Alexander McQueen Faces a Second Lawsuit [Updated]

Photo: Danny Martindale/Getty Images

Months after its first employee filed a discrimination lawsuit, the house of McQueen has been served with a second complaint. This time, Moselle Blanco, a saleswoman at the brand’s New York flagship, says that she fell victim to ethnic slurs by store managers for over a decade, reports the New York Daily News. According to a lawsuit she filed with the State Supreme Court on Wednesday, Blanco claims that she routinely complained that her supervisors supposedly called her insults like “burrito face,” “goya princess,” and “greasy hands like a Mexican.” (They claimed these terms weren’t racist, but rather a hallmark of the loving “brother-sister”-like relationship among the staffers.) And then, they apparently refused to address the problems until Blanco was eventually fired after a dress snafu involving Jessica Seinfeld. A rep for McQueen didn’t immediately respond to our phone call and e-mail for comment.

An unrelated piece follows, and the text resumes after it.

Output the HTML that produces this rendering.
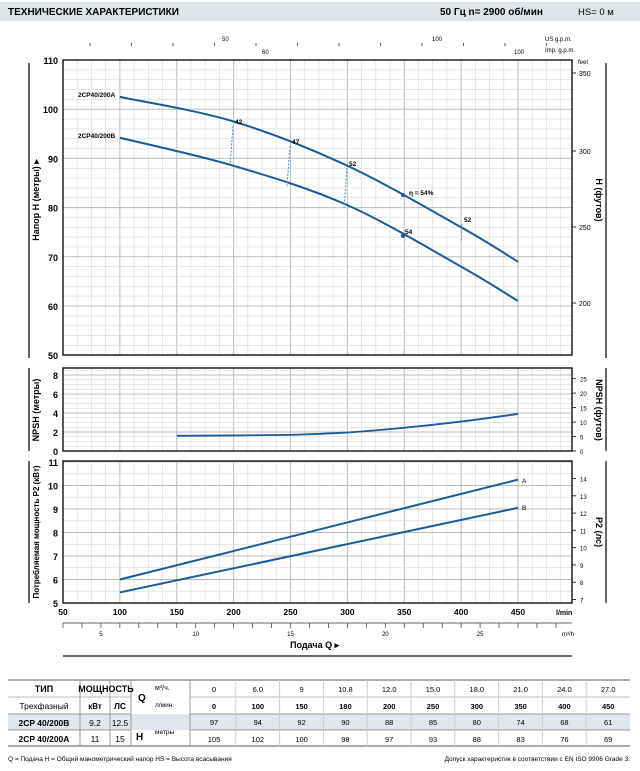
<!DOCTYPE html>
<html><head><meta charset="utf-8"><style>
body{margin:0;background:#fff;width:640px;height:766px;overflow:hidden;font-family:"Liberation Sans",sans-serif}
svg text{font-family:"Liberation Sans",sans-serif}
</style></head><body>
<svg id="s" width="640" height="766" xmlns="http://www.w3.org/2000/svg">
<rect x="0" y="2" width="640" height="19" fill="#dfe4ea"/>
<text x="8" y="15" font-size="10" font-weight="bold">ТЕХНИЧЕСКИЕ ХАРАКТЕРИСТИКИ</text>
<text x="440" y="15" font-size="10" font-weight="bold">50 Гц   n= 2900 об/мин</text>
<text x="578" y="15" font-size="9.5">HS= 0 м</text>
</svg>
<script>
const s=document.getElementById('s');let h='';
const X=q=>63+(q-50)*1.1375;const L=63,R=572;
function grid(top,bot,hstep){
 for(let q=50;q<=500;q+=12.5){const x=X(q);if(x>R)break;const maj=(q%50==0);h+=`<line x1="${x}" y1="${top}" x2="${x}" y2="${bot}" stroke="${maj?'#bbb':'#ddd'}" stroke-width="${maj?1:0.7}"/>`;}
 for(const [y,m] of hstep)h+=`<line x1="${L}" y1="${y}" x2="${R}" y2="${y}" stroke="${m?'#bbb':'#ddd'}" stroke-width="${m?1:0.7}"/>`;
 h+=`<rect x="${L}" y="${top}" width="${R-L}" height="${bot-top}" fill="none" stroke="#111" stroke-width="1.4"/>`;
}
const Y=H=>60+(110-H)*4.92;
let hs=[];for(let H=50;H<=110;H+=2)hs.push([Y(H),H%10==0]);
grid(60,355,hs);
for(let H=50;H<=110;H+=10)h+=`<text x="58" y="${Y(H)+4}" font-size="9" font-weight="bold" text-anchor="end">${H}</text>`;
h+=`<line x1="29" y1="63" x2="29" y2="358" stroke="#333" stroke-width="1.5"/><line x1="606" y1="63" x2="606" y2="358" stroke="#333" stroke-width="1.5"/>`;
h+=`<text transform="translate(39,200) rotate(-90)" font-size="9" font-weight="bold" text-anchor="middle">Напор H (метры) ▸</text>`;
h+=`<text transform="translate(596,200) rotate(90)" font-size="9" font-weight="bold" text-anchor="middle">H (футов)</text>`;
h+=`<text x="578" y="64" font-size="6">feet</text>`;
for(const [f,y] of [[350,73],[300,151],[250,227],[200,303]]){h+=`<line x1="572" y1="${y}" x2="576" y2="${y}" stroke="#333"/><text x="579" y="${y+3}" font-size="7">${f}</text>`;}
h+=`<text x="545" y="41" font-size="6">US g.p.m.</text><text x="545" y="52" font-size="6">Imp. g.p.m.</text>`;
for(let i=0;i<12;i++){const x=90+i*41.5;h+=`<line x1="${x}" y1="43" x2="${x}" y2="46" stroke="#555"/>`;}
h+=`<text x="222" y="41" font-size="6">50</text><text x="432" y="41" font-size="6">100</text><text x="262" y="54" font-size="6">60</text><text x="514" y="54" font-size="6">100</text>`;
function curve(p,w){let d=`M${p[0][0]},${p[0][1]}`;for(let i=0;i<p.length-1;i++){const p0=p[i-1]||p[i],p1=p[i],p2=p[i+1],p3=p[i+2]||p2;
 d+=` C${p1[0]+(p2[0]-p0[0])/6},${p1[1]+(p2[1]-p0[1])/6} ${p2[0]-(p3[0]-p1[0])/6},${p2[1]-(p3[1]-p1[1])/6} ${p2[0]},${p2[1]}`;}
 return `<path d="${d}" fill="none" stroke="#1a5a9a" stroke-width="${w||2}"/>`;}
const Q=[100,200,300,400,450];
const A=[102.5,97.5,88.5,76,69],B=[94.2,88.5,80.5,68,61];
h+=curve(Q.map((q,i)=>[X(q),Y(A[i])]));h+=curve(Q.map((q,i)=>[X(q),Y(B[i])]));
h+=`<text x="78" y="97" font-size="6.5" font-weight="bold">2CP40/200A</text><text x="78" y="138" font-size="6.5" font-weight="bold">2CP40/200B</text>`;
for(const [x1,y1,x2,y2,t] of [[233,126,230,166,'42'],[290,146,287,186,'47'],[347,168,344,208,'52'],[462,224,461,242,'52']]){h+=`<line x1="${x1}" y1="${y1}" x2="${x2}" y2="${y2}" stroke="#3b8fd0" stroke-dasharray="2,1.5"/><text x="${x1+2}" y="${y1-2}" font-size="6.5" font-weight="bold">${t}</text>`;}
h+=`<circle cx="403" cy="195" r="2" fill="#1a5a9a"/><text x="409" y="195" font-size="6.5" font-weight="bold">η = 54%</text>`;
h+=`<circle cx="403" cy="236" r="2" fill="#1a5a9a"/><text x="405" y="234" font-size="6.5" font-weight="bold">54</text>`;
const YN=v=>451-v*9.5;hs=[];for(let v=0;v<=8.5;v+=0.5)hs.push([YN(v),v%2==0]);
grid(368,451,hs);
for(let v=0;v<=8;v+=2)h+=`<text x="58" y="${YN(v)+4}" font-size="9" font-weight="bold" text-anchor="end">${v}</text>`;
for(let f=0;f<=25;f+=5){const y=451-f*0.3048*9.5;h+=`<line x1="572" y1="${y}" x2="576" y2="${y}" stroke="#333"/><text x="580" y="${y+3}" font-size="6">${f}</text>`;}
h+=`<line x1="29" y1="368" x2="29" y2="451" stroke="#333" stroke-width="1.5"/><line x1="606" y1="368" x2="606" y2="451" stroke="#333" stroke-width="1.5"/>`;
h+=`<text transform="translate(39,410) rotate(-90)" font-size="9" font-weight="bold" text-anchor="middle">NPSH (метры)</text>`;
h+=`<text transform="translate(596,410) rotate(90)" font-size="9" font-weight="bold" text-anchor="middle">NPSH (футов)</text>`;
h+=curve([[X(150),YN(1.6)],[X(250),YN(1.7)],[X(300),YN(1.95)],[X(350),YN(2.45)],[X(400),YN(3.1)],[X(450),YN(3.9)]],1.8);
const YP=v=>603-(v-5)*23.5;hs=[];for(let v=5;v<=11;v+=0.5)hs.push([YP(v),v%1==0]);
grid(461,603,hs);
for(let v=5;v<=11;v++)h+=`<text x="58" y="${YP(v)+4}" font-size="9" font-weight="bold" text-anchor="end">${v}</text>`;
for(let f=7;f<=14;f++){const y=YP(f*0.7355);h+=`<line x1="572" y1="${y}" x2="576" y2="${y}" stroke="#333"/><text x="580" y="${y+3}" font-size="6">${f}</text>`;}
h+=`<line x1="29" y1="461" x2="29" y2="603" stroke="#333" stroke-width="1.5"/><line x1="606" y1="461" x2="606" y2="603" stroke="#333" stroke-width="1.5"/>`;
h+=`<text transform="translate(39,532) rotate(-90)" font-size="8" font-weight="bold" text-anchor="middle">Потребляемая мощность P2 (кВт)</text>`;
h+=`<text transform="translate(596,532) rotate(90)" font-size="9" font-weight="bold" text-anchor="middle">P2 (лс)</text>`;
h+=curve([[X(100),YP(6)],[X(450),YP(10.25)]]);h+=curve([[X(100),YP(5.45)],[X(450),YP(9.05)]]);
h+=`<text x="522" y="483" font-size="6.5">A</text><text x="522" y="510" font-size="6.5">B</text>`;
for(let q=50;q<=450;q+=50)h+=`<text x="${X(q)}" y="615" font-size="8.5" font-weight="bold" text-anchor="middle">${q}</text>`;
h+=`<text x="556" y="615" font-size="7" font-weight="bold">l/min</text>`;
h+=`<line x1="63" y1="623" x2="572" y2="623" stroke="#333" stroke-width="0.7"/>`;
const XM=m=>X(m*1000/60);
for(let m=3;m<=30;m+=1){const x=XM(m);if(x<63||x>572)continue;h+=`<line x1="${x}" y1="623" x2="${x}" y2="628" stroke="#333" stroke-width="0.7"/>`;}
for(const m of [5,10,15,20,25])h+=`<text x="${XM(m)}" y="636" font-size="6" text-anchor="middle">${m}</text>`;
h+=`<text x="562" y="636" font-size="6">m³/h</text>`;
h+=`<text x="290" y="648" font-size="9" font-weight="bold">Подача Q ▸</text><line x1="63" y1="656" x2="572" y2="656" stroke="#111" stroke-width="1.3"/>`;
h+=`<rect x="8" y="714" width="622" height="16" fill="#dfe6ee"/>`;
h+=`<line x1="8" y1="680" x2="630" y2="680" stroke="#555"/><line x1="8" y1="746" x2="630" y2="746" stroke="#555"/>`;
h+=`<line x1="8" y1="714" x2="131" y2="714" stroke="#999"/><line x1="8" y1="730" x2="131" y2="730" stroke="#999"/><line x1="8" y1="697" x2="131" y2="697" stroke="#bbb"/><line x1="190" y1="697" x2="630" y2="697" stroke="#bbb"/><line x1="190" y1="714" x2="630" y2="714" stroke="#999"/><line x1="190" y1="730" x2="630" y2="730" stroke="#999"/>`;
for(const x of [80,110,131,190])h+=`<line x1="${x}" y1="680" x2="${x}" y2="746" stroke="#999"/>`;
for(let i=1;i<10;i++){const x=192+i*43.8;h+=`<line x1="${x}" y1="680" x2="${x}" y2="746" stroke="#ccc"/>`;}
h+=`<text x="44" y="692" font-size="9" font-weight="bold" text-anchor="middle">ТИП</text><text x="44" y="709" font-size="8.5" text-anchor="middle">Трехфазный</text>`;
h+=`<text x="106" y="692" font-size="9" font-weight="bold" text-anchor="middle">МОЩНОСТЬ</text><text x="95" y="709" font-size="8" font-weight="bold" text-anchor="middle">кВт</text><text x="120" y="709" font-size="8.5" font-weight="bold" text-anchor="middle">ЛС</text>`;
h+=`<text x="44" y="726" font-size="8.5" font-weight="bold" text-anchor="middle">2CP 40/200B</text><text x="44" y="742" font-size="8.5" font-weight="bold" text-anchor="middle">2CP 40/200A</text>`;
h+=`<text x="95" y="726" font-size="8.5" text-anchor="middle">9.2</text><text x="120" y="726" font-size="8.5" text-anchor="middle">12.5</text><text x="95" y="742" font-size="8.5" text-anchor="middle">11</text><text x="120" y="742" font-size="8.5" text-anchor="middle">15</text>`;
h+=`<text x="138" y="701" font-size="10" font-weight="bold">Q</text><text x="136" y="740" font-size="10" font-weight="bold">H</text>`;
h+=`<text x="155" y="690" font-size="7">м³/ч.</text><text x="155" y="707" font-size="6.5">л/мин.</text><text x="155" y="734" font-size="6.5">метры</text>`;
const r1=['0','6.0','9','10.8','12.0','15.0','18.0','21.0','24.0','27.0'],r2=['0','100','150','180','200','250','300','350','400','450'],r3=['97','94','92','90','88','85','80','74','68','61'],r4=['105','102','100','98','97','93','88','83','76','69'];
for(let i=0;i<10;i++){const x=214+i*43.8;h+=`<text x="${x}" y="692" font-size="7.5" text-anchor="middle">${r1[i]}</text><text x="${x}" y="709" font-size="7.5" font-weight="bold" text-anchor="middle">${r2[i]}</text><text x="${x}" y="725" font-size="7.5" text-anchor="middle">${r3[i]}</text><text x="${x}" y="742" font-size="7.5" text-anchor="middle">${r4[i]}</text>`;}
h+=`<text x="8" y="761" font-size="6.5">Q = Подача   H = Общий манометрический напор    HS = Высота всасывания</text><text x="630" y="761" font-size="6.5" text-anchor="end">Допуск характеристик в соответствии с EN ISO 9906 Grade 3.</text>`;
s.insertAdjacentHTML('beforeend',h);
</script>
</body></html>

At this time, we’d like to suggest that someone enroll McQueen managers and any Lululemon spokespeople in a mandatory corporate retraining program.

UPDATE: A McQueen rep has e-mailed to say:  “Alexander McQueen is committed to equality in the workplace, and we are proud of our diverse employee base. We take any allegations of this nature seriously and will always investigate them thoroughly, but we will not comment on individual cases.”